Task prompt: Exactly the lines from the start of the data below through the line that contains "y_tick_labels = ['0,0', '31,5', '63,0', '94,5', '126,0']" are to be copied, with pictures left out.

Data shown:
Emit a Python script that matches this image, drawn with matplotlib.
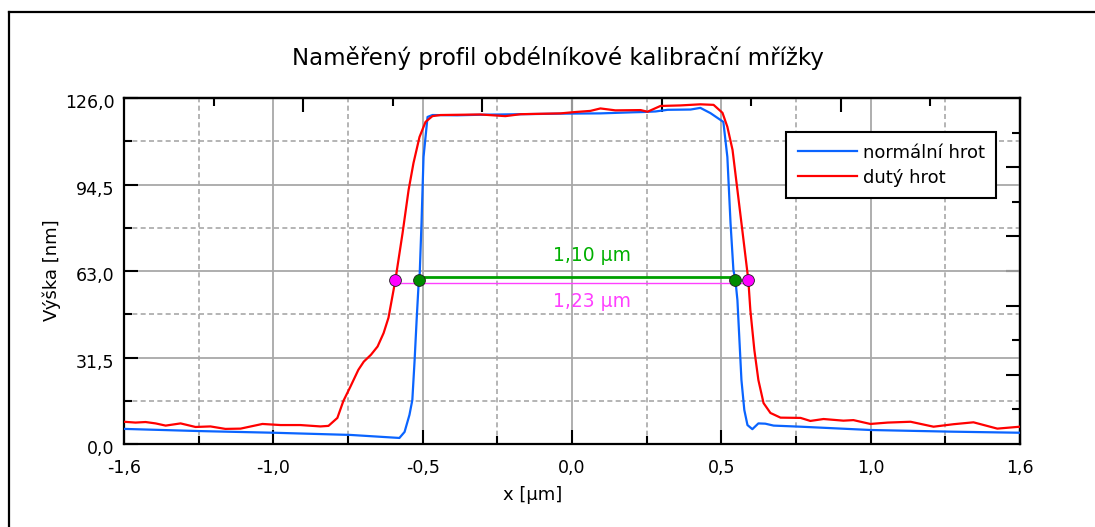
import matplotlib
matplotlib.use('Agg')
import matplotlib.pyplot as plt
import matplotlib.transforms as mtransforms
from matplotlib.lines import Line2D
import numpy as np

plt.rcParams['font.family'] = ['DejaVu Sans']

# x axis runs -1.56 .. 1.56 um, labels are rounded to one decimal
x_ticks = [-1.56, -1.04, -0.52, 0.0, 0.52, 1.04, 1.56]
x_tick_labels = ['-1,6', '-1,0', '-0,5', '0,0', '0,5', '1,0', '1,6']
y_ticks = [0.0, 31.5, 63.0, 94.5, 126.0]
y_tick_labels = ['0,0', '31,5', '63,0', '94,5', '126,0']

# normalni hrot (blue)
blue_x = [-1.56, -1.294, -1.039, -0.771, -0.601, -0.583, -0.566, -0.556, -0.548,
          -0.541, -0.534, -0.531, -0.524, -0.517, -0.503, -0.486, -0.40, -0.319,
          -0.179, -0.040, 0.099, 0.214, 0.249, 0.291, 0.333, 0.413, 0.447, 0.482,
          0.527, 0.541, 0.552, 0.562, 0.569, 0.576, 0.590, 0.600, 0.611, 0.628,
          0.649, 0.673, 0.702, 0.796, 1.039, 1.318, 1.56]
blue_y = [5.5, 4.7, 4.1, 3.3, 2.2, 4.4, 10.6, 16.0, 30.6,
          45.2, 58.6, 59.9, 80.5, 104.5, 119.1, 119.8, 119.7, 119.9,
          120.1, 120.3, 120.4, 120.8, 120.9, 121.1, 121.7, 121.8, 122.4, 120.5,
          117.3, 104.5, 80.5, 63.4, 59.7, 52.4, 23.3, 12.4, 6.9, 5.4,
          7.5, 7.4, 6.7, 6.3, 5.1, 4.5, 4.1]

# duty hrot (red)
red_x = [-1.56, -1.520, -1.485, -1.450, -1.415, -1.363, -1.311, -1.259, -1.207,
         -1.154, -1.078, -1.015, -0.946, -0.876, -0.848, -0.817, -0.796, -0.772,
         -0.744, -0.725, -0.700, -0.677, -0.656, -0.639, -0.615, -0.590, -0.569,
         -0.552, -0.531, -0.510, -0.486, -0.458, -0.319, -0.232, -0.179, -0.040,
         0.012, 0.064, 0.099, 0.151, 0.239, 0.263, 0.308, 0.378, 0.447, 0.493,
         0.524, 0.541, 0.559, 0.576, 0.593, 0.614, 0.621, 0.635, 0.649, 0.667,
         0.691, 0.726, 0.796, 0.830, 0.876, 0.945, 0.980, 1.039, 1.099, 1.179,
         1.259, 1.328, 1.398, 1.481, 1.56]
red_y = [8.1, 7.8, 8.0, 7.5, 6.7, 7.5, 6.2, 6.4, 5.5,
         5.6, 7.3, 6.9, 6.9, 6.4, 6.6, 9.5, 15.7, 20.8,
         27.0, 30.0, 32.5, 35.5, 40.4, 46.0, 59.7, 76.8, 92.5,
         102.3, 111.8, 117.3, 119.4, 119.8, 120.0, 119.4, 120.1, 120.4,
         120.9, 121.3, 122.2, 121.5, 121.6, 121.0, 123.1, 123.3, 123.7, 123.5,
         120.6, 115.5, 107.1, 92.5, 77.9, 59.7, 48.8, 34.2, 23.3, 14.9,
         11.3, 9.6, 9.5, 8.4, 9.1, 8.5, 8.7, 7.3, 7.8, 8.1,
         6.3, 7.2, 7.9, 5.6, 6.3]

# width measurements
green_x = [-0.533, 0.568]
green_line_y = 60.9
green_mark_y = 59.7
magenta_x = [-0.616, 0.613]
magenta_line_y = 58.7
magenta_mark_y = 59.7

fig = plt.figure(figsize=(10.95, 5.27), dpi=100)
ax = fig.add_axes([124 / 1095, 1 - 444 / 527, 896 / 1095, 346 / 527])

grid_col = '#a8a8a8'
ax.set_xlim(-1.56, 1.56)
ax.set_ylim(0, 126)
ax.set_xticks(x_ticks)
ax.set_xticklabels(x_tick_labels)
ax.set_yticks(y_ticks)
ax.set_yticklabels(y_tick_labels)
ax.set_xticks([-1.30, -0.78, -0.26, 0.26, 0.78, 1.30], minor=True)
ax.set_yticks([15.75, 47.25, 78.75, 110.25], minor=True)
ax.grid(which='major', color=grid_col, linewidth=1.3, linestyle='-')
ax.grid(which='minor', color=grid_col, linewidth=1.2, linestyle=(0, (3, 2)))
ax.set_axisbelow(True)
ax.tick_params(which='major', direction='in', length=10, width=1.5,
               top=False, right=False, labelsize=12.5, colors='black')
ax.tick_params(which='minor', direction='in', length=6, width=1.5,
               top=False, right=False)
ax.tick_params(axis='x', pad=11)
ax.tick_params(axis='y', pad=7)
for s in ax.spines.values():
    s.set_linewidth(1.6)
    s.set_color('black')

# y tick labels sit a little below their ticks in the original
shift = mtransforms.ScaledTranslation(0, -3 / 100, fig.dpi_scale_trans)
for lab in ax.get_yticklabels():
    lab.set_transform(lab.get_transform() + shift)

# extra ticks on top and right (10 divisions)
top = ax.secondary_xaxis('top', functions=(lambda v: (v + 1.56) / 0.312,
                                           lambda k: k * 0.312 - 1.56))
top.set_xticks([2, 4, 5, 6, 8])
top.set_xticks([1, 3, 7, 9], minor=True)
top.tick_params(which='major', direction='in', length=10, width=1.5, labeltop=False)
top.tick_params(which='minor', direction='in', length=6, width=1.5)
top.spines['top'].set_linewidth(1.6)
right = ax.secondary_yaxis('right', functions=(lambda v: v / 12.6,
                                               lambda k: k * 12.6))
right.set_yticks([2, 4, 5, 6, 8])
right.set_yticks([1, 3, 7, 9], minor=True)
right.tick_params(which='major', direction='in', length=10, width=1.5, labelright=False)
right.tick_params(which='minor', direction='in', length=6, width=1.5)
right.spines['right'].set_linewidth(1.6)

ax.plot(blue_x, blue_y, color='#0a64ff', linewidth=1.6, label='normální hrot', zorder=3)
ax.plot(red_x, red_y, color='#ff0000', linewidth=1.6, label='dutý hrot', zorder=3)

ax.plot(magenta_x, [magenta_line_y] * 2, color='#ff40ff', linewidth=1.0, zorder=4)
ax.plot(green_x, [green_line_y] * 2, color='#00a000', linewidth=2.0, zorder=4)
ax.plot(magenta_x, [magenta_mark_y] * 2, linestyle='none', marker='o', markersize=8.5,
        markerfacecolor='#ff00ff', markeredgecolor='#202020', markeredgewidth=0.6, zorder=5)
ax.plot(green_x, [green_mark_y] * 2, linestyle='none', marker='o', markersize=8.5,
        markerfacecolor='#008c00', markeredgecolor='#202020', markeredgewidth=0.6, zorder=5)
ax.text(0.07, 68.5, '1,10 µm', color='#00b000', fontsize=13.5, ha='center', va='center')
ax.text(0.07, 52.0, '1,23 µm', color='#ff40ff', fontsize=13.5, ha='center', va='center')

leg = ax.legend(loc='upper left', bbox_to_anchor=(786 / 1095, 1 - 132 / 527),
                bbox_transform=fig.transFigure, borderaxespad=0, fancybox=False,
                edgecolor='black', framealpha=1, fontsize=13, handlelength=3.3,
                handletextpad=0.3, labelspacing=0.38, borderpad=0.65)
leg.get_frame().set_linewidth(1.5)

fig.text(558 / 1095, 1 - 58 / 527, 'Naměřený profil obdélníkové kalibrační mřížky',
         fontsize=16.5, ha='center', va='center')
ax.set_xlabel('x [µm]', fontsize=13)
ax.xaxis.set_label_coords((533 - 124) / 896, (444 - 495) / 346)
ax.xaxis.label.set_va('center')
ax.set_ylabel('Výška [nm]', fontsize=13)
ax.yaxis.set_label_coords((52 - 124) / 896, (444 - 270) / 346)
ax.yaxis.label.set_va('center')

# outer frame (left and top edge visible)
fig.add_artist(Line2D([9 / 1095, 9 / 1095], [0, 1 - 12 / 527], color='black', linewidth=1.6))
fig.add_artist(Line2D([9 / 1095, 1], [1 - 12 / 527, 1 - 12 / 527], color='black', linewidth=1.6))

fig.savefig('out.png', dpi=100)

Output of the task:
Emit a Python script that matches this image, drawn with matplotlib.
import matplotlib
matplotlib.use('Agg')
import matplotlib.pyplot as plt
import matplotlib.transforms as mtransforms
from matplotlib.lines import Line2D
import numpy as np

plt.rcParams['font.family'] = ['DejaVu Sans']

# x axis runs -1.56 .. 1.56 um, labels are rounded to one decimal
x_ticks = [-1.56, -1.04, -0.52, 0.0, 0.52, 1.04, 1.56]
x_tick_labels = ['-1,6', '-1,0', '-0,5', '0,0', '0,5', '1,0', '1,6']
y_ticks = [0.0, 31.5, 63.0, 94.5, 126.0]
y_tick_labels = ['0,0', '31,5', '63,0', '94,5', '126,0']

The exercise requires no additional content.